Write the material out again, line by line, exactly as it is.

Plotting code records:
○ ○ ○ ○
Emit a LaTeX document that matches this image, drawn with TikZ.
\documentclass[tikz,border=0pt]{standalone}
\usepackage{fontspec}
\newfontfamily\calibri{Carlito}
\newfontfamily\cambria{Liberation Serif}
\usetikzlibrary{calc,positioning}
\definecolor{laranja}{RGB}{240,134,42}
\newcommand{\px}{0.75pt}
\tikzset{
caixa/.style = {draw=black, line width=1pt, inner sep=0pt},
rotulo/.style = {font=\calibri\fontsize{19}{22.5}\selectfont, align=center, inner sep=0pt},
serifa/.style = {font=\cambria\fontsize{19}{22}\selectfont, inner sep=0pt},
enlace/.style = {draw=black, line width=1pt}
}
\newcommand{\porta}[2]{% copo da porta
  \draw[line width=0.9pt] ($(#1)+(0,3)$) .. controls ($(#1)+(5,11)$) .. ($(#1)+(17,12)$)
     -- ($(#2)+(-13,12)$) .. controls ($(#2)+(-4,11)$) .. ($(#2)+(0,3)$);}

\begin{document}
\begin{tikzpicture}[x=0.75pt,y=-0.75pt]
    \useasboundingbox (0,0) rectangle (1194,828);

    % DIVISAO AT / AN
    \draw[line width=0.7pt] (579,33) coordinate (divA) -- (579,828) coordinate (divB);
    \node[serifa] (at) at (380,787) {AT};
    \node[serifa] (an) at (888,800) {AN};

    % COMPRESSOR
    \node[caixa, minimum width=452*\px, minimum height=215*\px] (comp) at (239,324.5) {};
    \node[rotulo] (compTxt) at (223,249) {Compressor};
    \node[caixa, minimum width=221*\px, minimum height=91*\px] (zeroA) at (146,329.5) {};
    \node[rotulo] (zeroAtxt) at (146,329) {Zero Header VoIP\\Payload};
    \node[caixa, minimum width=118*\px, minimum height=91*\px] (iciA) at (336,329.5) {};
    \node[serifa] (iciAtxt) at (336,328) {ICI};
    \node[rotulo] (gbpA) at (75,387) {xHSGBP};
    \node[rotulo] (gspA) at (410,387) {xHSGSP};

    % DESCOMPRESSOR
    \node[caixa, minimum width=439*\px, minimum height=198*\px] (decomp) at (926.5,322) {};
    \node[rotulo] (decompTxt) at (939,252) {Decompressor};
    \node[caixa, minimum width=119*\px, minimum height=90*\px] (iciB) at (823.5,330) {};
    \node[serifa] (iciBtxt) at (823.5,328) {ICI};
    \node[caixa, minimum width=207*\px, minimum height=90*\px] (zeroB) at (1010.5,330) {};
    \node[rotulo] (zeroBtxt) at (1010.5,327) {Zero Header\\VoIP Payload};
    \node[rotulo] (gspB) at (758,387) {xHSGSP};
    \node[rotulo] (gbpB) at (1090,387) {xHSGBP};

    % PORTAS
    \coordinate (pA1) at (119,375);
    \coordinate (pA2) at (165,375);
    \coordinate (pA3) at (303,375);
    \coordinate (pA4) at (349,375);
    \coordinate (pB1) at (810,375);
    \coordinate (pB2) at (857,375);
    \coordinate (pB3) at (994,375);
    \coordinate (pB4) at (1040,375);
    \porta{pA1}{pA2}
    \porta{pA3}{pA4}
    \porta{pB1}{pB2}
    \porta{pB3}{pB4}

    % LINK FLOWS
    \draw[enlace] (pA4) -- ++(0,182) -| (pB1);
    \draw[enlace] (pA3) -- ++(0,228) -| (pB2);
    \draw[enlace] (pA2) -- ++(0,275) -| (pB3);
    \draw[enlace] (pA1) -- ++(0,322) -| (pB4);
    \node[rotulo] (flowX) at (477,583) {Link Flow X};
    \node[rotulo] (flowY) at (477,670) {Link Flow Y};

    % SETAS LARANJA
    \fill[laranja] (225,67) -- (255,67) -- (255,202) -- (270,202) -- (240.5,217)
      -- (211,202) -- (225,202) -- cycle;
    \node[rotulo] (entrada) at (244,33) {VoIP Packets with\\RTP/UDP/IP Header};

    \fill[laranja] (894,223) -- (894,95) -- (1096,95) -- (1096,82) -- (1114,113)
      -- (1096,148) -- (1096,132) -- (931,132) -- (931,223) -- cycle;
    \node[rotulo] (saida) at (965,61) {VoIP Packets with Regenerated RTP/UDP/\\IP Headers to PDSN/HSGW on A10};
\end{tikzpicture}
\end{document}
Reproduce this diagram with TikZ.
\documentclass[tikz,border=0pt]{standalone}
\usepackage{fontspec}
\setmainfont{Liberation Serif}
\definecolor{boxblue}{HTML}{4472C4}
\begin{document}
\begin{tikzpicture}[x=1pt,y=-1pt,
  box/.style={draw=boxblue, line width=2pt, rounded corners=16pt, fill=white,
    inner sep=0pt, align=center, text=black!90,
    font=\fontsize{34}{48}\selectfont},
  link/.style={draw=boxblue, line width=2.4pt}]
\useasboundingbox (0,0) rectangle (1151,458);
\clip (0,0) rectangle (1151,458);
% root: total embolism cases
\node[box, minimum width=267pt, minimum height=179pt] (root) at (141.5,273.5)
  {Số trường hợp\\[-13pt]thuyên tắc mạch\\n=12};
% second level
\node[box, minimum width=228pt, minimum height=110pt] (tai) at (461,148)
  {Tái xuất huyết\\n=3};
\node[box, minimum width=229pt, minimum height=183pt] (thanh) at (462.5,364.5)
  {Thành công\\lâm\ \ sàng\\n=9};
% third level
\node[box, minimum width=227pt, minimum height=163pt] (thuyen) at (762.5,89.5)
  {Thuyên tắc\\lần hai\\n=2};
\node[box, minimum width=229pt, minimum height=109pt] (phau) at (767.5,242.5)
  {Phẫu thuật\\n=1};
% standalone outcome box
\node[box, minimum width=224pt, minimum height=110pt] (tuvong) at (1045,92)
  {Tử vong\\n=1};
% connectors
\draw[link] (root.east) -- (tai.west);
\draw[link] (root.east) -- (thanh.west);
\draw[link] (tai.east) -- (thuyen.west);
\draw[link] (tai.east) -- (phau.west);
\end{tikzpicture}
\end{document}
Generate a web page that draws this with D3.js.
○ ○ ○ ○
Task response:
Emit a LaTeX document that matches this image, drawn with TikZ.
\documentclass[tikz,border=0pt]{standalone}
\usepackage{fontspec}
\newfontfamily\calibri{Carlito}
\newfontfamily\cambria{Liberation Serif}
\usetikzlibrary{calc,positioning}
\definecolor{laranja}{RGB}{240,134,42}
\newcommand{\px}{0.75pt}
\tikzset{
caixa/.style = {draw=black, line width=1pt, inner sep=0pt},
rotulo/.style = {font=\calibri\fontsize{19}{22.5}\selectfont, align=center, inner sep=0pt},
serifa/.style = {font=\cambria\fontsize{19}{22}\selectfont, inner sep=0pt},
enlace/.style = {draw=black, line width=1pt}
}
\newcommand{\porta}[2]{% copo da porta
  \draw[line width=0.9pt] ($(#1)+(0,3)$) .. controls ($(#1)+(5,11)$) .. ($(#1)+(17,12)$)
     -- ($(#2)+(-13,12)$) .. controls ($(#2)+(-4,11)$) .. ($(#2)+(0,3)$);}

\begin{document}
\begin{tikzpicture}[x=0.75pt,y=-0.75pt]
    \useasboundingbox (0,0) rectangle (1194,828);

    % DIVISAO AT / AN
    \draw[line width=0.7pt] (579,33) coordinate (divA) -- (579,828) coordinate (divB);
    \node[serifa] (at) at (380,787) {AT};
    \node[serifa] (an) at (888,800) {AN};

    % COMPRESSOR
    \node[caixa, minimum width=452*\px, minimum height=215*\px] (comp) at (239,324.5) {};
    \node[rotulo] (compTxt) at (223,249) {Compressor};
    \node[caixa, minimum width=221*\px, minimum height=91*\px] (zeroA) at (146,329.5) {};
    \node[rotulo] (zeroAtxt) at (146,329) {Zero Header VoIP\\Payload};
    \node[caixa, minimum width=118*\px, minimum height=91*\px] (iciA) at (336,329.5) {};
    \node[serifa] (iciAtxt) at (336,328) {ICI};
    \node[rotulo] (gbpA) at (75,387) {xHSGBP};
    \node[rotulo] (gspA) at (410,387) {xHSGSP};

    % DESCOMPRESSOR
    \node[caixa, minimum width=439*\px, minimum height=198*\px] (decomp) at (926.5,322) {};
    \node[rotulo] (decompTxt) at (939,252) {Decompressor};
    \node[caixa, minimum width=119*\px, minimum height=90*\px] (iciB) at (823.5,330) {};
    \node[serifa] (iciBtxt) at (823.5,328) {ICI};
    \node[caixa, minimum width=207*\px, minimum height=90*\px] (zeroB) at (1010.5,330) {};
    \node[rotulo] (zeroBtxt) at (1010.5,327) {Zero Header\\VoIP Payload};
    \node[rotulo] (gspB) at (758,387) {xHSGSP};
    \node[rotulo] (gbpB) at (1090,387) {xHSGBP};

    % PORTAS
    \coordinate (pA1) at (119,375);
    \coordinate (pA2) at (165,375);
    \coordinate (pA3) at (303,375);
    \coordinate (pA4) at (349,375);
    \coordinate (pB1) at (810,375);
    \coordinate (pB2) at (857,375);
    \coordinate (pB3) at (994,375);
    \coordinate (pB4) at (1040,375);
    \porta{pA1}{pA2}
    \porta{pA3}{pA4}
    \porta{pB1}{pB2}
    \porta{pB3}{pB4}

    % LINK FLOWS
    \draw[enlace] (pA4) -- ++(0,182) -| (pB1);
    \draw[enlace] (pA3) -- ++(0,228) -| (pB2);
    \draw[enlace] (pA2) -- ++(0,275) -| (pB3);
    \draw[enlace] (pA1) -- ++(0,322) -| (pB4);
    \node[rotulo] (flowX) at (477,583) {Link Flow X};
    \node[rotulo] (flowY) at (477,670) {Link Flow Y};

    % SETAS LARANJA
    \fill[laranja] (225,67) -- (255,67) -- (255,202) -- (270,202) -- (240.5,217)
      -- (211,202) -- (225,202) -- cycle;
    \node[rotulo] (entrada) at (244,33) {VoIP Packets with\\RTP/UDP/IP Header};

    \fill[laranja] (894,223) -- (894,95) -- (1096,95) -- (1096,82) -- (1114,113)
      -- (1096,148) -- (1096,132) -- (931,132) -- (931,223) -- cycle;
    \node[rotulo] (saida) at (965,61) {VoIP Packets with Regenerated RTP/UDP/\\IP Headers to PDSN/HSGW on A10};
\end{tikzpicture}
\end{document}
Reproduce this diagram with TikZ.
\documentclass[tikz,border=0pt]{standalone}
\usepackage{fontspec}
\setmainfont{Liberation Serif}
\definecolor{boxblue}{HTML}{4472C4}
\begin{document}
\begin{tikzpicture}[x=1pt,y=-1pt,
  box/.style={draw=boxblue, line width=2pt, rounded corners=16pt, fill=white,
    inner sep=0pt, align=center, text=black!90,
    font=\fontsize{34}{48}\selectfont},
  link/.style={draw=boxblue, line width=2.4pt}]
\useasboundingbox (0,0) rectangle (1151,458);
\clip (0,0) rectangle (1151,458);
% root: total embolism cases
\node[box, minimum width=267pt, minimum height=179pt] (root) at (141.5,273.5)
  {Số trường hợp\\[-13pt]thuyên tắc mạch\\n=12};
% second level
\node[box, minimum width=228pt, minimum height=110pt] (tai) at (461,148)
  {Tái xuất huyết\\n=3};
\node[box, minimum width=229pt, minimum height=183pt] (thanh) at (462.5,364.5)
  {Thành công\\lâm\ \ sàng\\n=9};
% third level
\node[box, minimum width=227pt, minimum height=163pt] (thuyen) at (762.5,89.5)
  {Thuyên tắc\\lần hai\\n=2};
\node[box, minimum width=229pt, minimum height=109pt] (phau) at (767.5,242.5)
  {Phẫu thuật\\n=1};
% standalone outcome box
\node[box, minimum width=224pt, minimum height=110pt] (tuvong) at (1045,92)
  {Tử vong\\n=1};
% connectors
\draw[link] (root.east) -- (tai.west);
\draw[link] (root.east) -- (thanh.west);
\draw[link] (tai.east) -- (thuyen.west);
\draw[link] (tai.east) -- (phau.west);
\end{tikzpicture}
\end{document}
Generate a web page that draws this with D3.js.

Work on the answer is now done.